Yardeni Turns Skeptical of Trusted Contrarian Stocks Buy Signal

The mood in the stock market by the end of last week was the type of stuff that contrarian investors dream about.

The S&P 500 Index slid almost 5% from its last record in January as the war in Iran shows no signs of ending soon, keeping oil prices alarmingly high. While some Wall Street strategists are remaining cautiously optimistic, the Investors Intelligence survey of market analysts is flashing its most bearish reading since November.

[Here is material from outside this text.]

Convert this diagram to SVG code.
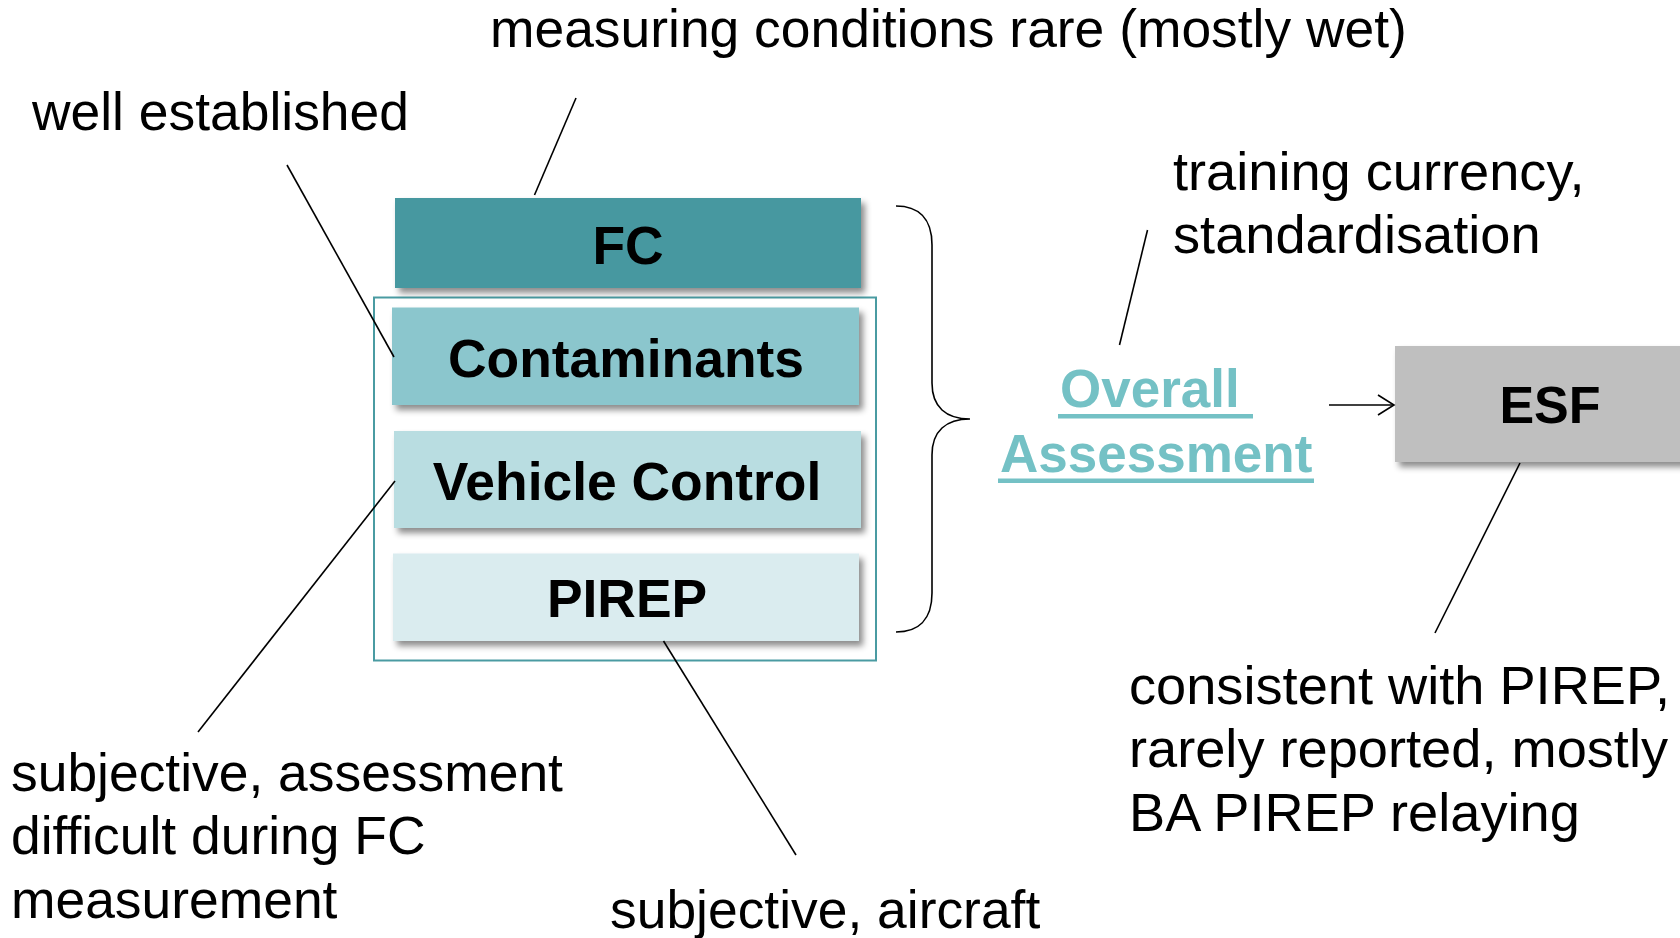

“From a contrarian perspective, seeing sentiment heading south just increases the likelihood that we’ll get a good buying opportunity at some point ahead,” Ed Yardeni, the veteran market analyst and president of Yardeni Research, said in an interview. “It’s worked very well for me in the past,” he said, before adding a big caveat: “It may not work now.”

bull bear ratios

The problem, as Yardeni sees it, is that in past instances when investor sentiment took a dive, the pessimism was usually associated with a sudden, surprise deterioration in economic fundamentals that in turn triggered stimulative responses from monetary and fiscal policymakers.

This time around, policymakers may be impotent to provide quick remedies to the economic damage being wrought by the war as it chokes off much of the flow of oil and other shipments through the Strait of Hormuz.